Thursday, February 5, 2015

Henry V by William Shakespeare

Shakespeare is meant to be watched, not read. So I would suggest watching the 1989 Kenneth Branagh adaption of this play before tackling the print version. I've seen the movie at least ten times and I still struggled through some parts of the written story. After reading it, I was much more appreciative of the editing Branagh did for the film. He left out some of the more confusing dialogues while preserving all the best scenes and lines. The movie is a work of art that my husband and I return to over and over again.

Back to the play itself. . . .Young King Henry (1886-1422) is convinced by his religious advisors that France rightly belongs to England. He takes his rag-tag bunch of soldiers and defeats the better-armed french army, wins the hand of the lovely princess Catherine and lives happily ever after. (Well, not exactly, but the play ends at their marriage.)

There are too many memorable quotes to mention them all. The most famous is the St. Crispin's Day speech. Another that I love involves Henry's proposal to Catherine. He considers himself very ugly so he tells her: The elder I wax, the better I shall appear.
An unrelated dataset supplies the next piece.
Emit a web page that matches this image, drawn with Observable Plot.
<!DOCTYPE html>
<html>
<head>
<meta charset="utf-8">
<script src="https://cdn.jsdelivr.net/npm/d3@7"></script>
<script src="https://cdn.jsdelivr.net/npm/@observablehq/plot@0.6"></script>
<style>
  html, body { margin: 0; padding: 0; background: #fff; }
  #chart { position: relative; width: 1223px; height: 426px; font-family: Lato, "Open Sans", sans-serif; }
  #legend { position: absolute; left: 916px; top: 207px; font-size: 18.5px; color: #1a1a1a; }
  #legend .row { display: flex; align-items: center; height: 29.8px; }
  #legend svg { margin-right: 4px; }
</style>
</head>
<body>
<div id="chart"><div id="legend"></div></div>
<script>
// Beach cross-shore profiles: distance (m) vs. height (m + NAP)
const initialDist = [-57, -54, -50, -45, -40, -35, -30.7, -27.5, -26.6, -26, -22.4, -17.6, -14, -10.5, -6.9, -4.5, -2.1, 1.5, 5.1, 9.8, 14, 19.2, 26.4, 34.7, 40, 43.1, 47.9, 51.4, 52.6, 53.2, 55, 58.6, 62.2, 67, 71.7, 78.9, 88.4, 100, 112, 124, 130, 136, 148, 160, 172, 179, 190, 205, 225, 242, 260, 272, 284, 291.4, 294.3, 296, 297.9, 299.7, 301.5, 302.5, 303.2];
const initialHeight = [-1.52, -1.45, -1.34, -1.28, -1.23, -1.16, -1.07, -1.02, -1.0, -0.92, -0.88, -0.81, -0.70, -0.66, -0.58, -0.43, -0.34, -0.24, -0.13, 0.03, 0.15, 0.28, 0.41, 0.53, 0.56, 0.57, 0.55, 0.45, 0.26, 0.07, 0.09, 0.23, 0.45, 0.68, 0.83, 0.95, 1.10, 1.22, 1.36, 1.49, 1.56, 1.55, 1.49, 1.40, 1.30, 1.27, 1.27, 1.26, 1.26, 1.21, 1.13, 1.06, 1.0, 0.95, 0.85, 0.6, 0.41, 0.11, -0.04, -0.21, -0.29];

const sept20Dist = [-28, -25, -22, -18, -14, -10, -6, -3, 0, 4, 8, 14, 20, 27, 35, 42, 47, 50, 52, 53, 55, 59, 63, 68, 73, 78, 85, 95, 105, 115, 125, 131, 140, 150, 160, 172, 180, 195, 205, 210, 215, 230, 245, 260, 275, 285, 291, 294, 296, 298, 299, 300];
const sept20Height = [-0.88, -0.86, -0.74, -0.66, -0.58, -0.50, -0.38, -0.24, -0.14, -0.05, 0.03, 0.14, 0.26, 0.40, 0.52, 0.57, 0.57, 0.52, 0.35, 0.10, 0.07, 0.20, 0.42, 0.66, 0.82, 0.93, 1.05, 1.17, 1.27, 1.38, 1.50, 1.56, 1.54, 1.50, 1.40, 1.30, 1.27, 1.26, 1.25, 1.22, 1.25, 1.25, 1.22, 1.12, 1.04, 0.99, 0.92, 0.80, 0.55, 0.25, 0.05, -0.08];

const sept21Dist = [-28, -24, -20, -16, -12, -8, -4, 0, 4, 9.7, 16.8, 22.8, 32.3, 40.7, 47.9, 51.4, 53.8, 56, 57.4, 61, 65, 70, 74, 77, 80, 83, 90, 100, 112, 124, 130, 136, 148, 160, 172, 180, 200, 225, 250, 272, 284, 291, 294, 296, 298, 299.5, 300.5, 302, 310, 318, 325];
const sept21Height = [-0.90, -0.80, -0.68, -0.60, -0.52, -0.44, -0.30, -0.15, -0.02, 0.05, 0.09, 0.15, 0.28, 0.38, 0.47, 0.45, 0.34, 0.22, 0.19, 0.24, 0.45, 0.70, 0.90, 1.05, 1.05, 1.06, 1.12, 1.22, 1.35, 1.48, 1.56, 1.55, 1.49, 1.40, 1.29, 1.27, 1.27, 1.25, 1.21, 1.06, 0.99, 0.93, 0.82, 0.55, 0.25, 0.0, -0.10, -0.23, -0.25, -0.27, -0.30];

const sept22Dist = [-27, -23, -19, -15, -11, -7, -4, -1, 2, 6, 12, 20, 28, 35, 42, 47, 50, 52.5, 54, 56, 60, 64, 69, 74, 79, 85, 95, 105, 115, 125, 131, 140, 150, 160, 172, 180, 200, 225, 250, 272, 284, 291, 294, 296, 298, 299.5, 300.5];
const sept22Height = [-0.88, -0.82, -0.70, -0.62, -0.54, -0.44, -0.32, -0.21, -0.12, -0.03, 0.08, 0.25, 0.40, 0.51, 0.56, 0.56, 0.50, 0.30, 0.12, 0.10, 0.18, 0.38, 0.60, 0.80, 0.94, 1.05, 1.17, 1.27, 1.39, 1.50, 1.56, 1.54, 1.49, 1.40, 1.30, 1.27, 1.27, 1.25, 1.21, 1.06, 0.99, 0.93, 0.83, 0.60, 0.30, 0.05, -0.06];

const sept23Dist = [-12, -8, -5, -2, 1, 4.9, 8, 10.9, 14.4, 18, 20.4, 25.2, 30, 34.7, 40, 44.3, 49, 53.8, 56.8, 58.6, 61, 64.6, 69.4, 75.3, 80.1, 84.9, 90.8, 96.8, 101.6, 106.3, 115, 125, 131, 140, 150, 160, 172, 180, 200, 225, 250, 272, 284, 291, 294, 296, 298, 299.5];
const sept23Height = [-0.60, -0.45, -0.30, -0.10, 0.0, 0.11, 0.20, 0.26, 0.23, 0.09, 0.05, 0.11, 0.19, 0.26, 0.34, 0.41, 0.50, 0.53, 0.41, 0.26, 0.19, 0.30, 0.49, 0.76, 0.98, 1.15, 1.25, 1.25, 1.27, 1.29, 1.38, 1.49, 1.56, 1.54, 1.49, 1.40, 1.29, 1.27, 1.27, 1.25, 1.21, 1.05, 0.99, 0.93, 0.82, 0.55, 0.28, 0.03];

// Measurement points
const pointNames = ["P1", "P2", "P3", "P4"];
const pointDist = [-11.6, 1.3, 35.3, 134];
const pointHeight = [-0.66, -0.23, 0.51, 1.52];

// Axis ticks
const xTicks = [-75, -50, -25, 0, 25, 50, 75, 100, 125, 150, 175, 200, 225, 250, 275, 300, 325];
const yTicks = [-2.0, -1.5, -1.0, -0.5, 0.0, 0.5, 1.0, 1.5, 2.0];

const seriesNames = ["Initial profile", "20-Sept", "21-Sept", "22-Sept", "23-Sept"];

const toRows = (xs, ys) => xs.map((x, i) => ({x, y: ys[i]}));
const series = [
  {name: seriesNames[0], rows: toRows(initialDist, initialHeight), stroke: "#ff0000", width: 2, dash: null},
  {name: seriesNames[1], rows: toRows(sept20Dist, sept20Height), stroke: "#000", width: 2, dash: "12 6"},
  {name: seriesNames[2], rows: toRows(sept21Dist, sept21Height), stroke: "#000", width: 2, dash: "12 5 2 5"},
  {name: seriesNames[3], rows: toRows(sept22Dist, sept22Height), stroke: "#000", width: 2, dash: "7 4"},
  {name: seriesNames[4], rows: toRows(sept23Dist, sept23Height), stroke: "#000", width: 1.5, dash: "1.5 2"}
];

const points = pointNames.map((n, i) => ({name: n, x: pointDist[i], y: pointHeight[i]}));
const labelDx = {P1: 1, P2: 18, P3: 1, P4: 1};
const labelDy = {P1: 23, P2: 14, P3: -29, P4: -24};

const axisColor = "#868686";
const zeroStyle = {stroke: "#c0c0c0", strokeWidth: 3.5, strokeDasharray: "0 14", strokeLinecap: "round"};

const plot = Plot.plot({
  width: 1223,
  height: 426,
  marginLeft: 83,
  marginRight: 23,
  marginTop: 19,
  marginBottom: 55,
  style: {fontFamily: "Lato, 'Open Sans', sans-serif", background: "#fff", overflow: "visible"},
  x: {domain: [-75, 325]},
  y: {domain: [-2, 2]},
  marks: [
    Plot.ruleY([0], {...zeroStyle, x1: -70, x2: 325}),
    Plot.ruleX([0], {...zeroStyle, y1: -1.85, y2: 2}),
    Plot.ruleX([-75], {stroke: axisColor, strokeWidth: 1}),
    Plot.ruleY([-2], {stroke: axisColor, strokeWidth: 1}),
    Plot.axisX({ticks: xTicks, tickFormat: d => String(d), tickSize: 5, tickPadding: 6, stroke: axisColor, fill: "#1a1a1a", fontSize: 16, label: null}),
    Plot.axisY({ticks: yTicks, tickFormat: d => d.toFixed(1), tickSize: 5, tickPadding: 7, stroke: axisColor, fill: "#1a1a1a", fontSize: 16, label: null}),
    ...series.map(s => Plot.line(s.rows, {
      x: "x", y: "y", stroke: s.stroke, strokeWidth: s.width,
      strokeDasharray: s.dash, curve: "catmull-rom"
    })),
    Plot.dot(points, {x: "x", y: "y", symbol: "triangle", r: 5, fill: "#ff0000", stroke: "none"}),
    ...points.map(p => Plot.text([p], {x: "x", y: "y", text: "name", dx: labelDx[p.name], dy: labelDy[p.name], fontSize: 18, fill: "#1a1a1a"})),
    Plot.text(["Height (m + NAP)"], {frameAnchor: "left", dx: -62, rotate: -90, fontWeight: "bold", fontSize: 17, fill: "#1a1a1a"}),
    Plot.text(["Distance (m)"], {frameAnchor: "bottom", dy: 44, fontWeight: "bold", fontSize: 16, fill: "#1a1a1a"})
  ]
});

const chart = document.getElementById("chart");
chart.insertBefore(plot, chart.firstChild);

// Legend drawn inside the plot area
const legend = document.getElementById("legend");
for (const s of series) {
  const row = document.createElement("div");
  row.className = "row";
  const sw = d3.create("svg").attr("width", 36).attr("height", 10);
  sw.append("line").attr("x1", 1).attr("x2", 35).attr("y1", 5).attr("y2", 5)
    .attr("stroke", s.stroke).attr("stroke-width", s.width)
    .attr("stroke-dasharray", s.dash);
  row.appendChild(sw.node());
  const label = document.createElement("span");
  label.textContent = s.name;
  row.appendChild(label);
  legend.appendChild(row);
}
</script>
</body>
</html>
My comfort is, that old age, that ill layer up of beauty, can do no more spoil upon my face. Thou hast me, if thou hast me, at the worst; and thou shalt wear me, if thou wear me, better and better. (Act 5, scene II)

Several others: 

As many fresh streams meet in one salt sea; as many lines close in the dial's centre; so many a thousand actions, once afoot, end in one purpose. (Act 1, scene II)

Though patience be a tired mare, yet she will plod. (Act 2, scene I)

We are in God's hands, brother, not theirs. (Act 3, scene VI)

I and my bosom must debate awhile. (Act 4, scene I)

If you haven't guessed already, this is my favorite Shakespeare play. I'm glad I finally read it!




7 comments:

Lois Johnson said...

I love Henry V too. I watched to movie a couple years ago and then listened (I recommend audio books for Shakespeare) to the play last summer. The St. Crispin's day speech is great and I love the first chorus. The scene with Henry and Katherine is very funny to me too and well acted in the movie. :)

Dury said...

I agree Shakespeare is to be watched, not only read. Whenever I watch a Shakespeare play I add the English subtitles so I can read the lovely language and understand what they're saying! It's added to the fullness of my enjoyment 100 fold! Try it!

Dawnita Fogleman said...

I love Shakespeare! I'll have to look up that film. Thanks for the suggestion!

Elizabeth said...

I agree with Lois, audio is the way to go if there isn't movie available.

Annie Kate said...

Yes, I completely agree that you need to watch the play first. That's what we do in our homeschool and our tees will watch Shakespeare on their own now.

The version you mentioned is good but a bit violent. I mentioned two others in my post about Henry V, and think you might be especially interested in the Lawrence Olivier one which was meant to be a morale booster in WW2, as I recall.

http://anniekateshomeschoolreviews.com/2012/01/resources-for-shakespeares-henry-v/

Ken Dowell said...

Shakespeare's is a refreshing approach to aging.

Joseph said...

Indeed...better watched than read, and for my taste...watched on stage. But this is an excellent film adaptation. Bravo to Mr. Branagh for bringing so much of W.S. to film, and doing it so well.